Women Astronomers From a Century Ago Created an Alphabetic Order of Stars, and It Stuck
Women Astronomers From a Century Ago Created an Alphabetic Order of Stars, and It Stuck
Stars were initially ranked in an alphabetical order, until astronomers realised that the main criteria for ranking should really be the stellar temperatures.

Ever wondered where does our Sun, the star around which Earth and its compatriot planets revolve, stand in the scheme of the universe? In overall hierarchy, our Sun is among the smaller stars in our galaxy and beyond, hence making it fairly unremarkable if compared with the gargantuan stars that many of our telescopes pick up from time to time.
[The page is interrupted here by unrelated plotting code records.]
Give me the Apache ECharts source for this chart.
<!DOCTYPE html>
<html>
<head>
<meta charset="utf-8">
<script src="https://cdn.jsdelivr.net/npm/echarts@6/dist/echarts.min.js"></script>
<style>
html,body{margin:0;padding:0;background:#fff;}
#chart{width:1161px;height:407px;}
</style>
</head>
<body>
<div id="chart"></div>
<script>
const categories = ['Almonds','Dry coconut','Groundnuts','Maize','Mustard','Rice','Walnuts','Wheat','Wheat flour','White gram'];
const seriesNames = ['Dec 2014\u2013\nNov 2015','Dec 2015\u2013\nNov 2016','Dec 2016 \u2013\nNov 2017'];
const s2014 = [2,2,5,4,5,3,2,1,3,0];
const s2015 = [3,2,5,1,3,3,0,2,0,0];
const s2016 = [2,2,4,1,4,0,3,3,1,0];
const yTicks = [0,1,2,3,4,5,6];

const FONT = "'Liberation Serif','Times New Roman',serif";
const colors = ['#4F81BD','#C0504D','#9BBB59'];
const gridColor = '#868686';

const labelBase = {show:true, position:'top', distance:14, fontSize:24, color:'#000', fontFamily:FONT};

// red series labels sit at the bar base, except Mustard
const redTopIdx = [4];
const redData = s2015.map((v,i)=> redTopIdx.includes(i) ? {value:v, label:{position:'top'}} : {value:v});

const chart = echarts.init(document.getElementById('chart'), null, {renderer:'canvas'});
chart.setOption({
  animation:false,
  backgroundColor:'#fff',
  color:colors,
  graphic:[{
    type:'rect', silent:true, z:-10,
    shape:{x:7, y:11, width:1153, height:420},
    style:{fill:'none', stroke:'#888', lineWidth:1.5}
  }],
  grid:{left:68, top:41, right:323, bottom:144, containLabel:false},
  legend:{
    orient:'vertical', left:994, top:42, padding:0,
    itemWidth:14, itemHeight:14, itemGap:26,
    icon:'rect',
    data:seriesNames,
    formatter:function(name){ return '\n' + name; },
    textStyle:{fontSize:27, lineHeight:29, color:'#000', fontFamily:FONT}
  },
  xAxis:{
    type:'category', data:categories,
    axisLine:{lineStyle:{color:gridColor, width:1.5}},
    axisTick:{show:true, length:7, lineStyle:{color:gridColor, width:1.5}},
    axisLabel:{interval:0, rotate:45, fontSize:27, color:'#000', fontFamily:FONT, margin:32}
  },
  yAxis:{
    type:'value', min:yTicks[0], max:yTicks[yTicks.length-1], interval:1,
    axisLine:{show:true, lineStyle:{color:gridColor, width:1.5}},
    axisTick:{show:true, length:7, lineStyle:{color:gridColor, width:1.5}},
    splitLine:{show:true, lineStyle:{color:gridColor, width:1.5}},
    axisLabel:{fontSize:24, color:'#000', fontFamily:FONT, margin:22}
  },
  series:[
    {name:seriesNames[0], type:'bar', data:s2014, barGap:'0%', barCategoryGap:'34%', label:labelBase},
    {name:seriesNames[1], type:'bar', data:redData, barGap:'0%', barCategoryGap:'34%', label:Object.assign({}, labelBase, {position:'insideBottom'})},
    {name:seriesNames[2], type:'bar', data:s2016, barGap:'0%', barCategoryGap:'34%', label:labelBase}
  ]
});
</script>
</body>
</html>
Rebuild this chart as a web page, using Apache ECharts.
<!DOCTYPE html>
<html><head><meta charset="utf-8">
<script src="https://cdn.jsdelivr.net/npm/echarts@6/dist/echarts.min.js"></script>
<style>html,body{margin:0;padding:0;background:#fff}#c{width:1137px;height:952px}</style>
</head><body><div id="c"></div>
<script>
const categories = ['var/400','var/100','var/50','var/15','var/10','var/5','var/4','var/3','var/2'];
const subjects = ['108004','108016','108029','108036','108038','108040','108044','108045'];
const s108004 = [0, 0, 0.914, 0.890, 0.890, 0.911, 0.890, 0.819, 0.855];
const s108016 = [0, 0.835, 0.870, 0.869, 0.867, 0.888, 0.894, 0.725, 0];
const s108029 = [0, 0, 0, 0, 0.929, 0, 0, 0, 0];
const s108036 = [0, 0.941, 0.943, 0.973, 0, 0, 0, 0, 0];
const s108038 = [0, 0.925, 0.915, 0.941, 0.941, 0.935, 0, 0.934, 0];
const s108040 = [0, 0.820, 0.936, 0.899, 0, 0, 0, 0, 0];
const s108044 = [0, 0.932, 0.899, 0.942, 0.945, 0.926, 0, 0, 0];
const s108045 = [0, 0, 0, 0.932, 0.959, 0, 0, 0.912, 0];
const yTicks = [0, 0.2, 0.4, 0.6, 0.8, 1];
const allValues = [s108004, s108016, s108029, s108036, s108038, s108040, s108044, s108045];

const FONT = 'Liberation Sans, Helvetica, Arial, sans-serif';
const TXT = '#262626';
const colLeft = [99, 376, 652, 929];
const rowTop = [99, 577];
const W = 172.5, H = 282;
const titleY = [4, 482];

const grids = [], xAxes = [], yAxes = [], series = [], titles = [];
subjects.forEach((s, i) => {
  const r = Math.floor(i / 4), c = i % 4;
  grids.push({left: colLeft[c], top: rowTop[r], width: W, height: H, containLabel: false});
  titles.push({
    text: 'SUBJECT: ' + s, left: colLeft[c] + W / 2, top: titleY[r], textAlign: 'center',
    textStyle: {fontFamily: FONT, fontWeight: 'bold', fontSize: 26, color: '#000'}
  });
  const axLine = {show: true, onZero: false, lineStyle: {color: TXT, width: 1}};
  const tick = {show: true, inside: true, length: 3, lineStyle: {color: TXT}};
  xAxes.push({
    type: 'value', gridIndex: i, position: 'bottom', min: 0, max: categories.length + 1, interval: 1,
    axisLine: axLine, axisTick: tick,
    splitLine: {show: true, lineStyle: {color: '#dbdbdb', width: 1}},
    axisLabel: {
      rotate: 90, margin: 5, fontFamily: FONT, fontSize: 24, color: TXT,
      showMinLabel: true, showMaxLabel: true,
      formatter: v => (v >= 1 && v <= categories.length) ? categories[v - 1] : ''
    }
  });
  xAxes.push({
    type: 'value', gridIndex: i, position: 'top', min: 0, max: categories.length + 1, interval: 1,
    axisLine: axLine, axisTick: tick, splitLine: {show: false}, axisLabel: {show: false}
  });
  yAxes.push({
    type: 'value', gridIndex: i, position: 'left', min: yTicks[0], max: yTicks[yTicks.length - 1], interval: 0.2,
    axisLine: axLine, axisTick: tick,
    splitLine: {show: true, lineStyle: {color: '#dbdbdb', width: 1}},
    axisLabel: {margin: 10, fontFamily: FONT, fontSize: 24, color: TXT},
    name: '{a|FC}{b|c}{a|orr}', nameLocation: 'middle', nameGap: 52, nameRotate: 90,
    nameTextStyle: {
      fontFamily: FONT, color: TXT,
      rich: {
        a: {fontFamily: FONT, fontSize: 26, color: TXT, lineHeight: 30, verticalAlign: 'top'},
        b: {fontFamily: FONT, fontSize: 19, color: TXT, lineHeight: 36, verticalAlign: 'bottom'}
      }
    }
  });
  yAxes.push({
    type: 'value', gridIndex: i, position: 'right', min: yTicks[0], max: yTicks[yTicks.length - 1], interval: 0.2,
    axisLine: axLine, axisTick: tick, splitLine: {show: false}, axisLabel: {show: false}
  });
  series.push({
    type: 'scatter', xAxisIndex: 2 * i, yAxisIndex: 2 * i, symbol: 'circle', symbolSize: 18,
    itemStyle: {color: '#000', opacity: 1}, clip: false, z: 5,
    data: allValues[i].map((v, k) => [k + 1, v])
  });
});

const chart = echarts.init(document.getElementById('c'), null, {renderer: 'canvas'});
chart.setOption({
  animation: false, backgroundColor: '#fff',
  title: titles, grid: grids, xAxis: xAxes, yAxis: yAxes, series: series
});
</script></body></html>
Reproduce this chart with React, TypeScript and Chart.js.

This classification of stars are ranked today with letters that look seemingly random. For instance, the largest stars in the universe are classified under ‘O’, while the tiniest, dimmest stars are classified ‘M’. How did this come into being?

To understand the history, we go back by a century and maybe even a little more, to an era when women astronomers working at a research facility in the Harvard Observatory were peering into the sky, sifting through photographs of space and classifying the stars. This rather interesting bit of space research history was highlighted by Giada Arney, an astrophysicist at NASA Goddard Space Flight Centre. Speaking on the Gravity Assist podcast with senior NASA scientist Jim Green, Arney referred to the historic era that led to the stars of the universe being classified with this very random sequence of letters.

As Arney said, “There's a historical convention where astronomers give stars these different designations with these different letters, they denote different things like their sizes and their luminosities. The scale for historical reasons goes O-B-A-F-G-K-M, from the biggest stars to the smallest stars. So K stars are smaller than the sun, they're less luminous than the sun, but they're bigger than the smallest kind of stars.” Our sun, on this scale, is classified under 'G', which means that it is on the smaller end of stellar volumes.

Highlighting the role of pioneering American woman astronaut Annie Jump Cannon, Arney said, “Back in the late 1800's and early 1900's at the Harvard Observatory, there were these women who were called ‘computers’. What their job was, to sift through these photographs of the sky and a lot of what they were doing was categorising stars. One woman, Annie Jump Cannon, was the person who came up with the original stellar classification system. So, her first class was A, and then she decided on B and C. She gave them different letters based on the strengths of different features that she was seeing in their spectra. When she realised that it's really about a temperature, she had to reorder them, but kept that original classification, which we now use today.”

Cannon’s inadvertent classification of the stars has stood true even today, and is actively used in studying intergalactic bodies. As Arney and Green touched upon later in the podcast episode, this formed the foundation of looking for life, and studying planetary compositions. Arney's latest project at NASA involves using new photochemical spectrometry to study planetary atmospheres, in a bid to progress the research for extraterrestrial life.